I was delighted to find this late 1930s tennis dress recently as good sports dresses are getting harder and harder to come by. Even better, this one has the bloomer shorts and the original tie belt.
Until the mid 1930s, tennis dresses were pretty much the same length as street wear. In 1933 tennis player Alice Marble wore shorts on the court. And while shorts did not become acceptable for competitive play, this did start a trend toward the shortening of the skirt. By the late 1930s, many players were wearing a short skirt with shorts or bloomers beneath.
Made from a smooth rayon, the most obvious feature of my dress is the center-front zipper. Zippers were just becoming popular for use in clothing in the late 30s.
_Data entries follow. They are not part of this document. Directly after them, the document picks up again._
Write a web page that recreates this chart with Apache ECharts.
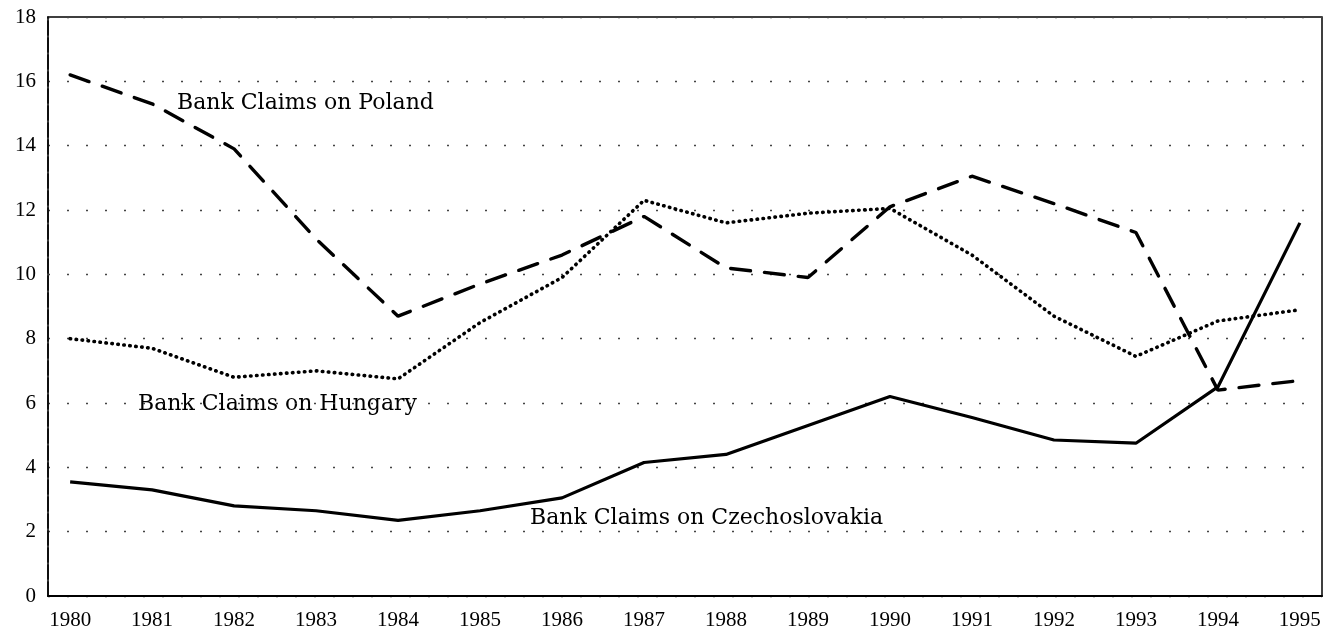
<!DOCTYPE html>
<html>
<head>
<meta charset="utf-8">
<script src="https://cdn.jsdelivr.net/npm/echarts@6/dist/echarts.min.js"></script>
<style>
  html, body { margin: 0; padding: 0; background: #fff; }
  #chart { width: 1329px; height: 636px; }
</style>
</head>
<body>
<div id="chart"></div>
<script>
// years on the x axis
var years = [1980, 1981, 1982, 1983, 1984, 1985, 1986, 1987, 1988, 1989, 1990, 1991, 1992, 1993, 1994, 1995];
// bank claims
var poland = [16.2, 15.3, 13.9, 11.1, 8.7, 9.7, 10.6, 11.8, 10.2, 9.9, 12.1, 13.05, 12.2, 11.3, 6.4, 6.7];
var hungary = [8.0, 7.7, 6.8, 7.0, 6.75, 8.5, 9.9, 12.3, 11.6, 11.9, 12.05, 10.6, 8.7, 7.45, 8.55, 8.9];
var czech = [3.55, 3.3, 2.8, 2.65, 2.35, 2.65, 3.05, 4.15, 4.4, 5.3, 6.2, 5.55, 4.85, 4.75, 6.5, 11.6];
var yTicks = [0, 2, 4, 6, 8, 10, 12, 14, 16, 18];

var serif = '"Liberation Serif", serif';
var labelFont = '22px "DejaVu Serif", serif';

function pairs(vals) {
  return vals.map(function (v, i) { return [years[i], v]; });
}

var chart = echarts.init(document.getElementById('chart'));

var option = {
  backgroundColor: '#fff',
  animation: false,
  grid: {
    left: 48, right: 7, top: 17, bottom: 40,
    show: true,
    borderColor: '#000',
    borderWidth: 1.5
  },
  xAxis: {
    type: 'value',
    min: 1979.73,
    max: 1995.27,
    axisLine: { show: true, lineStyle: { color: '#000', width: 2 } },
    axisTick: { show: false },
    splitLine: { show: false },
    axisLabel: {
      customValues: years,
      color: '#000',
      fontFamily: serif,
      fontSize: 21,
      margin: 14,
      formatter: function (v) { return String(Math.round(v)); }
    }
  },
  yAxis: {
    type: 'value',
    min: 0,
    max: 18,
    interval: 2,
    axisLine: { show: true, lineStyle: { color: '#000', width: 1.5, type: [14, 3] } },
    axisTick: { show: false },
    axisLabel: {
      color: '#000',
      fontFamily: serif,
      fontSize: 21,
      margin: 12,
      formatter: function (v) { return yTicks.indexOf(v) >= 0 ? String(v) : ''; }
    },
    splitLine: {
      show: true,
      lineStyle: { color: '#444', width: 1.3, type: [2, 17] }
    }
  },
  series: [
    {
      name: 'Bank Claims on Poland',
      type: 'line',
      data: pairs(poland),
      symbol: 'none',
      lineStyle: { color: '#000', width: 3.4, type: [20, 14], cap: 'round' }
    },
    {
      name: 'Bank Claims on Hungary',
      type: 'line',
      data: pairs(hungary),
      symbol: 'none',
      lineStyle: { color: '#000', width: 3.6, type: [0.5, 5.5], cap: 'round' }
    },
    {
      name: 'Bank Claims on Czechoslovakia',
      type: 'line',
      data: pairs(czech),
      symbol: 'none',
      lineStyle: { color: '#000', width: 3.2 }
    }
  ],
  graphic: [
    { type: 'text', left: 177, top: 92, style: { text: 'Bank Claims on Poland', fill: '#000', font: labelFont } },
    { type: 'text', left: 138, top: 393, style: { text: 'Bank Claims on Hungary', fill: '#000', font: labelFont } },
    { type: 'text', left: 530, top: 507, style: { text: 'Bank Claims on Czechoslovakia', fill: '#000', font: labelFont } }
  ]
};

chart.setOption(option);
</script>
</body>
</html>
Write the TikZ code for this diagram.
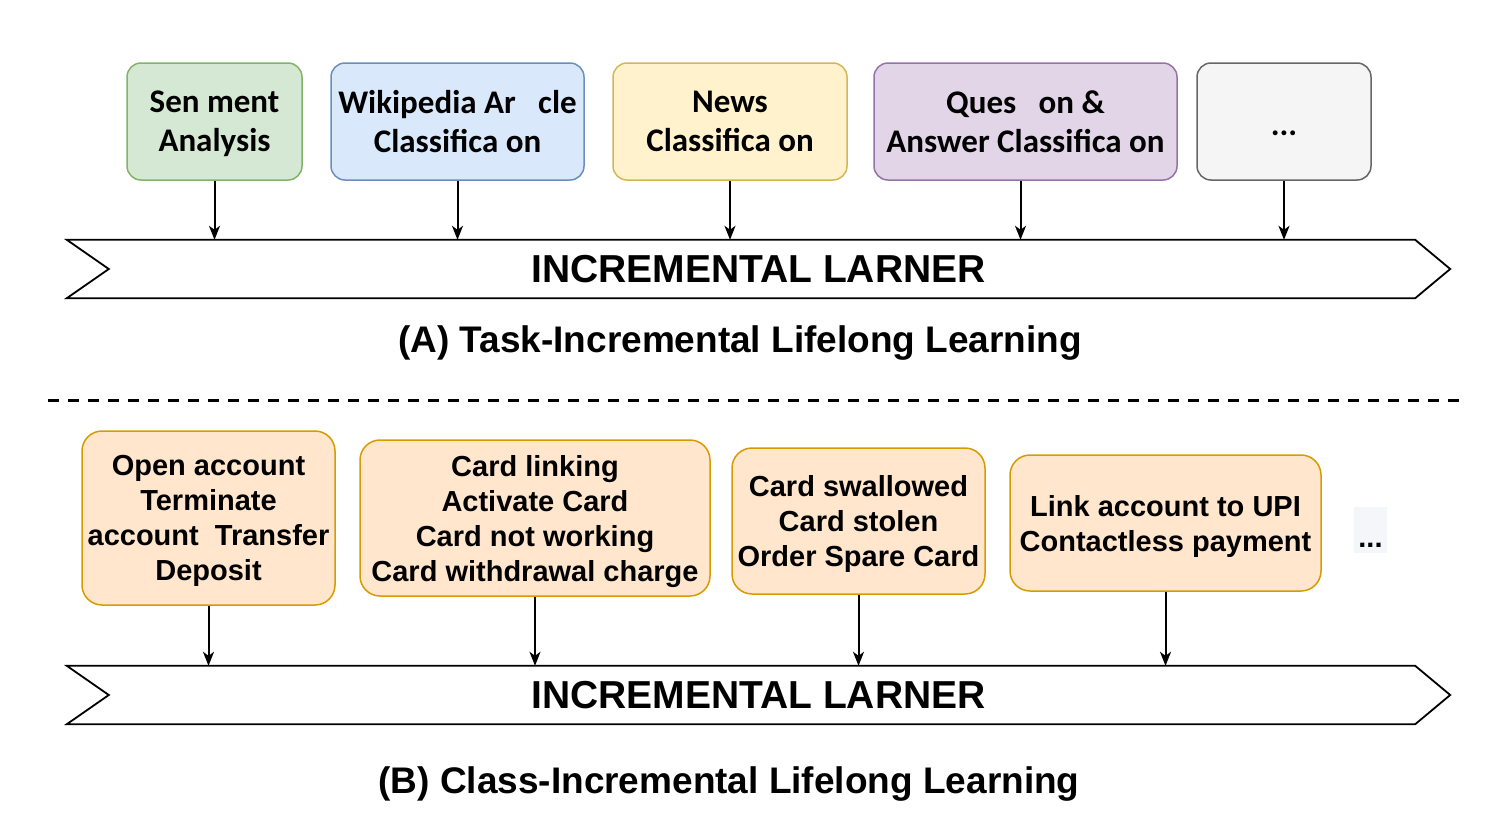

Often, the maker made the zipper an important design element in the garment, the way the maker of this dress did. Front and center, for all the world to see, the latest way to zip into one’s clothes.
The zipper in my dress is a Talon: “…a gay, decorative accent… down the entire front of your new dress.” 1937 Talon ad
The cute little sleeve not only allowed for freedom of movement, it was also very stylish.
This shows the interior of the sleeve cap. The band serves to accentuate the puffy sleeve, as sort of a forerunner of the shoulder pads that began to creep into women’s dresses and blouses. Also note the serged, or overlocked, seams. Yes, the serger was around in the 1930s, but it was not commonly used. Sportswear and swimsuit companies liked it though, as it made their seams better for active use.
The bloomers close with a placket and mother of pearl buttons. How about that convenient little pocket!